After the woman shoots out of the cannon at 65 mph (says here) and lands on the big mat 110 feet away, fireworks blow up on either side. Then the whole arena goes nuts. With joy.
Out rush the acrobats, the trapeze artists. the walkers on the wire and jugglers of fire, the mad riders of stunt bikes and ultra-tall unicycles, the singers and the dancers and the crew, shadowy until now, in charge of rolling props away. They flood the rings and do cartwheels. Hug. Cheer. Wave to the crowd.
Joy, I mean, of the animal kind – what any fit, vigorous miracle of flesh might feel after pushing the body to limits hard to imagine for us blobs who watch from the seats.

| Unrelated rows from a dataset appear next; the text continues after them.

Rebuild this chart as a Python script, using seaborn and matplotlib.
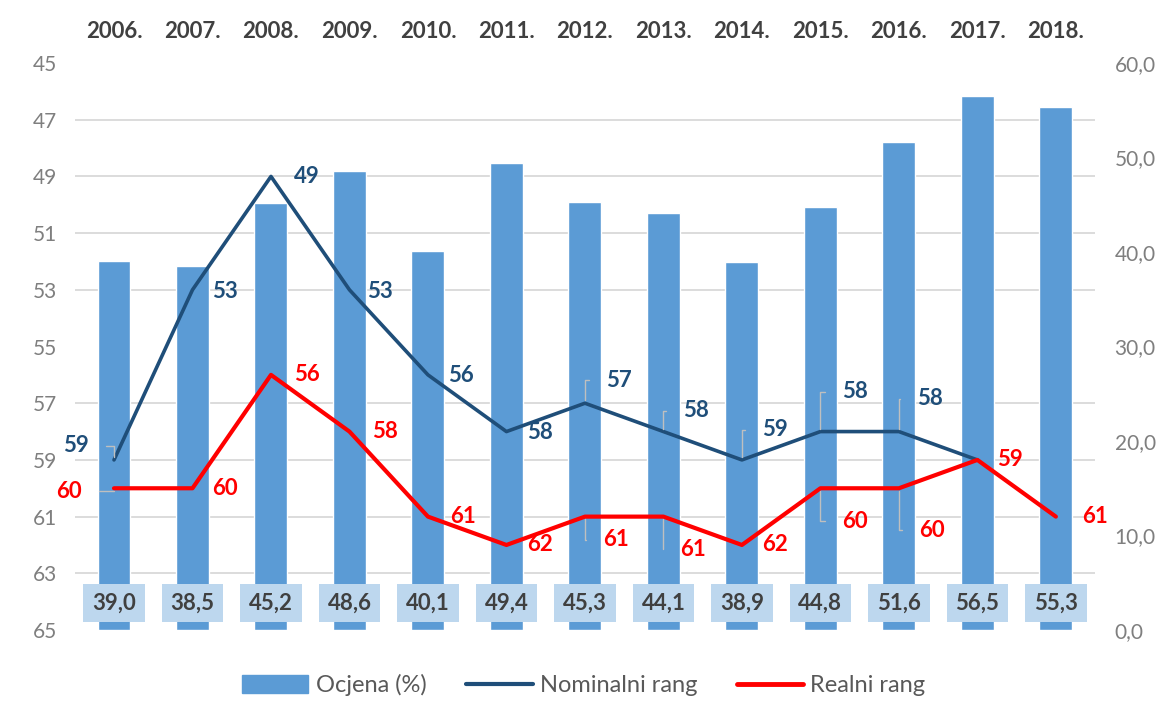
import numpy as np
import pandas as pd
import matplotlib
matplotlib.use("Agg")
import matplotlib.pyplot as plt
from matplotlib.patches import Patch
from matplotlib.lines import Line2D
import seaborn as sns

# =========================================================
# DATA
# =========================================================

years = ["2006.", "2007.", "2008.", "2009.", "2010.", "2011.", "2012.",
         "2013.", "2014.", "2015.", "2016.", "2017.", "2018."]
ocjena = [39.0, 38.5, 45.2, 48.6, 40.1, 49.4, 45.3, 44.1, 38.9, 44.8, 51.6, 56.5, 55.3]
nominalni = [59, 53, 49, 53, 56, 58, 57, 58, 59, 58, 58, 59, np.nan]
realni = [60, 60, 56, 58, 61, 62, 61, 61, 62, 60, 60, 59, 61]

rank_ticks = list(range(45, 66, 2))
score_ticks = [0, 10, 20, 30, 40, 50, 60]

# label offsets in pixels (dx right, dy down), None = no label
nom_off = [(-38, -14), (32, 2), (36, 0), (30, 2), (33, 1), (34, 1), (34, -23),
           (33, -21), (33, -30), (35, -40), (31, -33), None, None]
nom_lead = [True, False, False, False, False, False, True, True, True, True, True, False, False]
real_off = [(-45, 3), (32, 0), (36, 0), (36, 0), (35, 0), (34, 0), (31, 23),
            (30, 33), (33, 0), (35, 33), (33, 42), (33, 0), (39, 0)]
real_lead = [True, False, False, False, False, False, True, True, False, True, True, False, False]

BAR = "#5b9bd5"
NAVY = "#1f4e79"
RED = "#ff0000"
GRAY = "#7f7f7f"
DARK = "#404040"

df = pd.DataFrame({"year": years, "idx": np.arange(len(years)),
                   "ocjena": ocjena, "nom": nominalni, "real": realni})

# =========================================================
# PLOT
# =========================================================

sns.set_theme(style="white")
plt.rcParams["font.family"] = ["Lato", "DejaVu Sans"]

fig = plt.figure(figsize=(11.68, 7.22), dpi=100)
ax = fig.add_axes([0.064, 0.1274, 0.8736, 0.7853])

sns.barplot(data=df, x="year", y="ocjena", order=years, color=BAR,
            width=0.42, saturation=1, ax=ax, zorder=2)
ax.set_ylim(0, 60)
ax.set_xlim(-0.5, len(years) - 0.5)

# rank axis (drawn on top of bars)
ax2 = ax.twinx()
sns.lineplot(data=df, x="idx", y="nom", color=NAVY, lw=2.6, ax=ax2)
sns.lineplot(data=df, x="idx", y="real", color=RED, lw=3, ax=ax2)
ax2.set_ylim(65, 45)
ax2.set_xlim(-0.5, len(years) - 0.5)

# bar axis on the right, ranks on the left
ax.yaxis.tick_right()
ax.yaxis.set_label_position("right")
ax.set_yticks(score_ticks)
ax.set_yticklabels([f"{v:.1f}".replace(".", ",") for v in score_ticks],
                   color=GRAY, fontsize=15)
ax.set_yticks(np.arange(0, 61, 6), minor=True)
ax.grid(False)
ax.grid(True, which="minor", axis="y", color="#d9d9d9", lw=1.3, zorder=0)
ax.set_axisbelow(True)
ax.tick_params(axis="y", which="both", length=0, pad=14)
ax.xaxis.tick_top()
ax.tick_params(axis="x", length=0, pad=15)
for t in ax.get_xticklabels():
    t.set_fontweight("bold")
    t.set_color(DARK)
    t.set_fontsize(16)
ax.set_xlabel("")
ax.set_ylabel("")

ax2.yaxis.tick_left()
ax2.yaxis.set_label_position("left")
ax2.set_yticks(rank_ticks)
ax2.set_yticklabels([str(v) for v in rank_ticks], color=GRAY, fontsize=15)
ax2.tick_params(axis="y", length=0, pad=13)
ax2.set_ylabel("")
ax2.set_xlabel("")
ax2.grid(False)

for a in (ax, ax2):
    for s in a.spines.values():
        s.set_visible(False)

# value boxes
for i, v in enumerate(ocjena):
    ax.text(i, 2.86, f"{v:.1f}".replace(".", ","), ha="center", va="center",
            fontsize=16, fontweight="bold", color=DARK, zorder=5,
            bbox=dict(boxstyle="square,pad=0.4", fc="#bdd7ee", ec="none"))


def put_labels(vals, offs, leads, color):
    for i, (v, o, lead) in enumerate(zip(vals, offs, leads)):
        if o is None or np.isnan(v):
            continue
        dx, dy = o[0] * 0.72, -o[1] * 0.72
        ap = None
        if lead:
            ap = dict(arrowstyle="-", color="#bfbfbf", lw=1, shrinkA=10, shrinkB=2,
                      connectionstyle="angle,angleA=0,angleB=90,rad=0")
        ax2.annotate(str(int(v)), (i, v), xytext=(dx, dy), textcoords="offset points",
                     ha="center", va="center", fontsize=16, fontweight="bold",
                     color=color, arrowprops=ap, zorder=6)


put_labels(nominalni, nom_off, nom_lead, NAVY)
put_labels(realni, real_off, real_lead, RED)

handles = [Patch(color=BAR), Line2D([], [], color=NAVY, lw=3), Line2D([], [], color=RED, lw=3.5)]
fig.legend(handles, ["Ocjena (%)", "Nominalni rang", "Realni rang"],
           loc="center", bbox_to_anchor=(0.5, 0.051), ncol=3, frameon=False,
           fontsize=17, labelcolor="#595959", handlelength=2.8, handleheight=0.75,
           columnspacing=1.7, handletextpad=0.3)

fig.savefig("out.png", dpi=100)
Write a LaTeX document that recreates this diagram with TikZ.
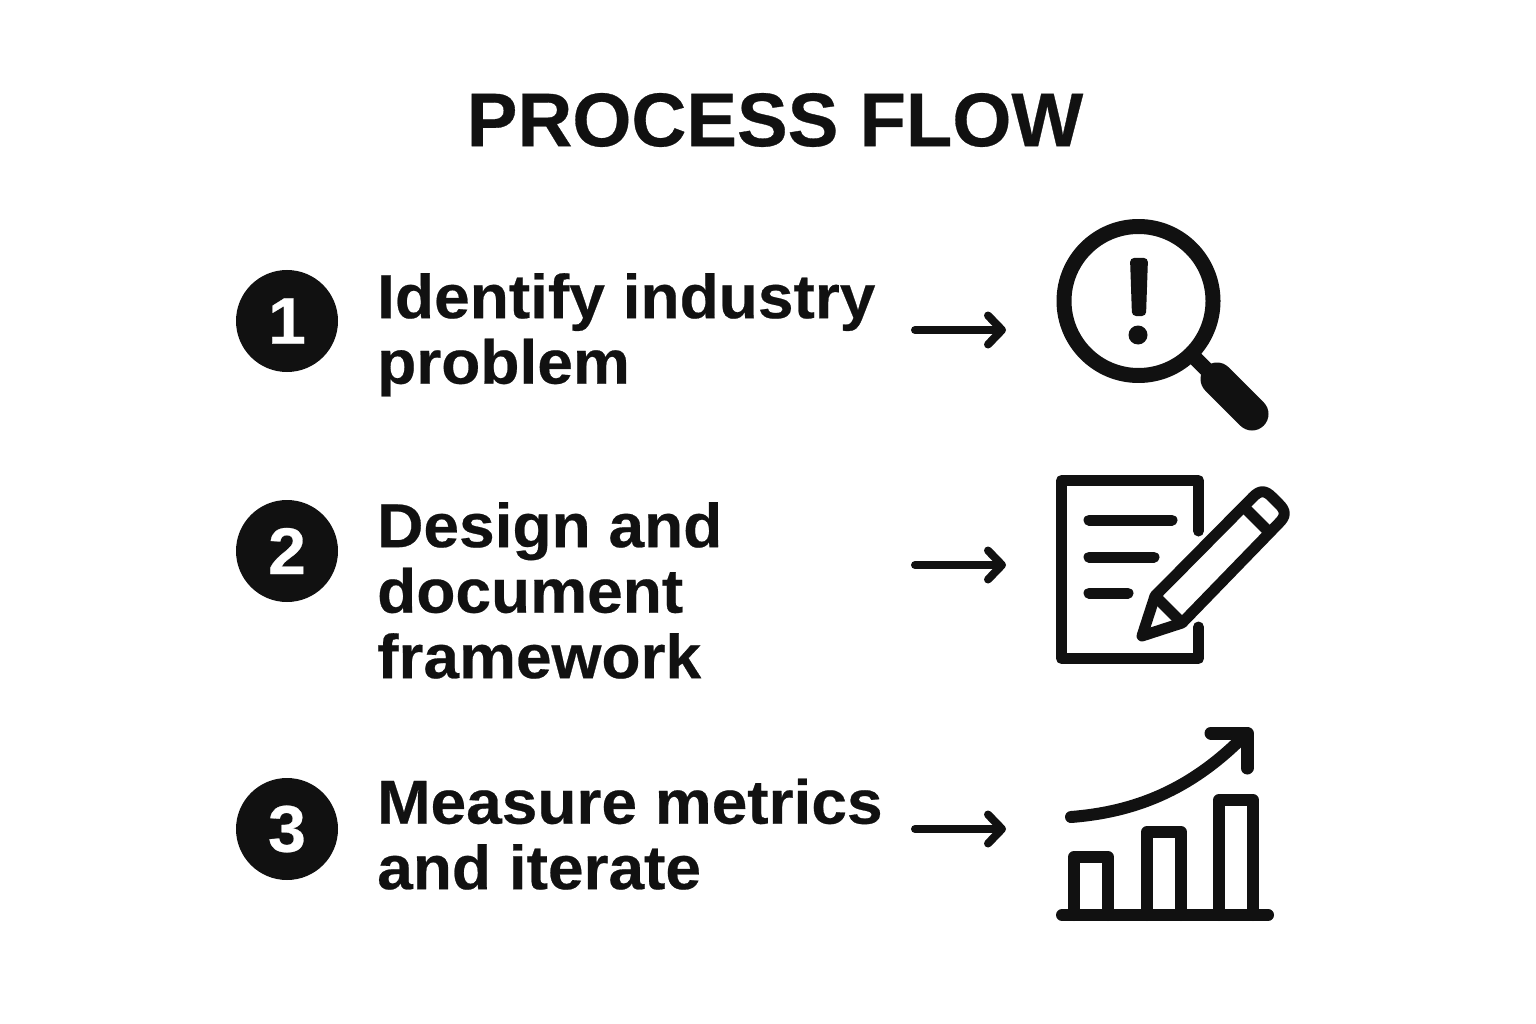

Lights up. We churn out, elbow to elbow. Among us are good ol’ boys under backward-brim baseball caps. They move with a lumbering sway and raspy nose breath. Grannies herd sugared-up kids in full-throated scream. Tired wives/mothers, in faraway thought, amble toward their next set of chores. At the rear shuffle old men like me, for which this is no country.
*
Rewind a few weeks, and imagine the scene:
A blanket covers the whole figure so it's like a draped corpse, except for the feet in battered shoes that almost hang off the bench. Snow has sifted into the ridges and valleys of the blanket and sunk into his footwear’s frozen laces. Rare for Atlanta, still coming down – puffy flakes whipped by a brisk wind.
Leela’s busy scooping. I squint into the glare with my bad eyes. It's Joyce who notices the laid-out body sleeping or dead or maybe wide awake and shivering, teeth a-clatter under there.
At home, Joyce says, “I gotta take him something.”
“Do you want me to go with you?” I figure he’s likely not dangerous to someone bringing food, and anyway she can outrun him.
From our “bugout-bag” Joyce packs up flip-top cans of beef stew named after an essay god and bottles of water and a quick-assembly, lightweight tent.
I must explain the bugout-bag. She put it together after a hurricane made landfall in the gulf and was headed directly for Atlanta but suddenly took a right turn and destroyed Asheville. Next time luck might not favor us.
“He looks like you,” Joyce says when she returns. An unkempt but cordial geezer with a white beard and missing teeth. Walter.
We’ll be feeding him for a while.
Ha, yes! We wondered if there would be animal acts -- figured probably not. There was one, but it was a titanium robot dog. Sort of interesting and funny for the tots/rubes, but conflicted with the spirit of the show, I thought.
That poor old guy!
Decades ago in Atlanta, I went to see the Moscow Circus in an old arena that has since been torn down. I was with my ex-husband and our daughter who was about 4. We were actually in the front row, and I became concerned during the lion taming act: Would the big cats escape and attack us? The ex’s favorite act was the voluptuous young woman who was keeping about 25 Hula Hoops going for several minutes. Very different kind of circus.